THE LEGEND BEYOND THE HISTORY
If the history of Limoncello does not go back very far, the legend of this sweet spirit is very ancient. It is said that the recipe of Limoncello was a creation of the Sirens. The father of the gods, Zeus stole and revealed it to a sailor. Starting from this legend, the Italian fishermen use to drink a glass of Limoncello in the winter mornings before going to work.
Another legend says that were the Carthusian monks which shoo the sirens finding the recipe of Limoncello.
TRADITIONAL HOMEMADE LIMONCELLO METHOD AND SERVING
The authentic Limoncello is made exclusively with lemon produced in Sorrento or Amalfi. The traditional infusion needs 3 weeks, but scientifically 3 days are enough. Initially, the Limoncello was served at room temperature, but in the recent years is tasted cold and neat.

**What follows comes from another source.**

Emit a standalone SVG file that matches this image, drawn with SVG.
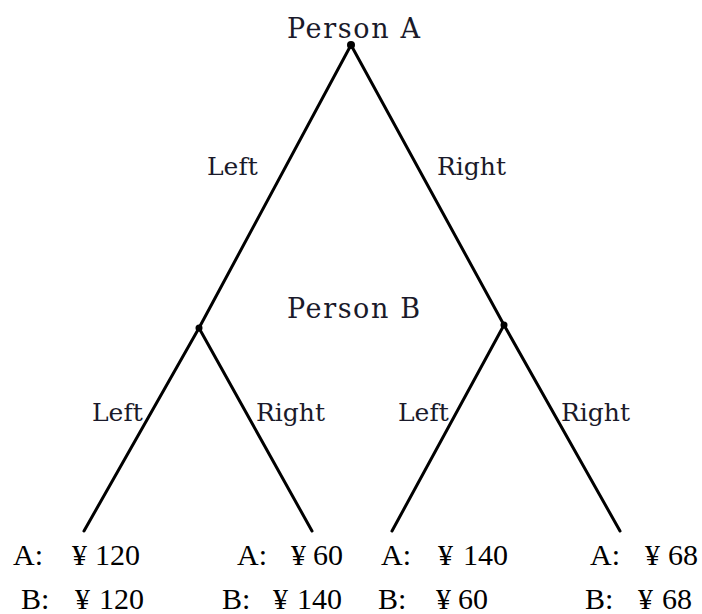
<svg xmlns="http://www.w3.org/2000/svg" width="702" height="614" viewBox="0 0 702 614">
<style>
.lbl{font-family:"DejaVu Serif","Liberation Serif",serif;font-size:25px;fill:#1a1a2a}
.big{font-size:27px}
.pay{font-family:"Liberation Serif","Times New Roman",serif;font-size:30px;fill:#000}
.edge{stroke:#000;stroke-width:3;fill:none;stroke-linecap:round}
</style>
<rect width="702" height="614" fill="#fff"/>
<g id="connectors">
<line class="edge" x1="351" y1="45" x2="199" y2="328"/>
<line class="edge" x1="351" y1="45" x2="504" y2="325"/>
<line class="edge" x1="199" y1="328" x2="84" y2="531"/>
<line class="edge" x1="199" y1="328" x2="312" y2="531"/>
<line class="edge" x1="504" y1="325" x2="392" y2="531"/>
<line class="edge" x1="504" y1="325" x2="620" y2="531"/>
<text class="lbl" x="207" y="175">Left</text>
<text class="lbl" x="437" y="175">Right</text>
<text class="lbl" x="92" y="421">Left</text>
<text class="lbl" x="256" y="421">Right</text>
<text class="lbl" x="398" y="421">Left</text>
<text class="lbl" x="561" y="421">Right</text>
</g>
<g id="personA">
<circle cx="351" cy="45" r="4" fill="#000"/>
<text class="lbl big" x="287" y="38" textLength="133" lengthAdjust="spacing">Person A</text>
</g>
<g id="personB">
<circle cx="199" cy="328" r="3.5" fill="#000"/>
<circle cx="504" cy="325" r="3.5" fill="#000"/>
<text class="lbl big" x="287" y="318" textLength="133" lengthAdjust="spacing">Person B</text>
</g>
<g id="leaf1">
<text class="pay" x="13" y="565">A:<tspan x="72">¥</tspan><tspan x="95">120</tspan></text>
<text class="pay" x="21" y="609">B:<tspan x="75">¥</tspan><tspan x="99">120</tspan></text>
</g>
<g id="leaf2">
<text class="pay" x="237" y="565">A:<tspan x="291">¥</tspan><tspan x="313">60</tspan></text>
<text class="pay" x="222" y="609">B:<tspan x="273">¥</tspan><tspan x="297">140</tspan></text>
</g>
<g id="leaf3">
<text class="pay" x="381" y="565">A:<tspan x="438">¥</tspan><tspan x="463">140</tspan></text>
<text class="pay" x="378" y="609">B:<tspan x="436">¥</tspan><tspan x="458">60</tspan></text>
</g>
<g id="leaf4">
<text class="pay" x="590" y="565">A:<tspan x="645">¥</tspan><tspan x="668">68</tspan></text>
<text class="pay" x="585" y="609">B:<tspan x="638">¥</tspan><tspan x="662">68</tspan></text>
</g>
</svg>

HOMEMADE LIMONCELLO RECIPE
- 8 organic lemons
- 6.75 fl. oz (200 ml) alcohol 95%
- 8 fl. oz. (240 ml) water
- 3/4 cup (150 g) sugar
- LEMON INFUSE
Choose only organic lemons not chemical treated. First of all. Peel the yellow part of the skin of the lemons and cut away any white part. Now, pour the lemon peel into a jar along with the alcohol. Close the jar and store in a dark place 3 days. Stir the peel once a day.
- HOMEMADE LIMONCELLO
The third day, pour the water in a pot along with the sugar and place over the minimum flame. Heat the water stirring until the sugar will be totally melted. Do not exceed the temperature; the sugar solution has not to caramelize. Eventually, sift the lemon infuse and combine the alcohol with the sugar solution at room temperature. The Limoncello must become bright yellow, not transparent. Serve Limoncello neat, cold or at room temperature.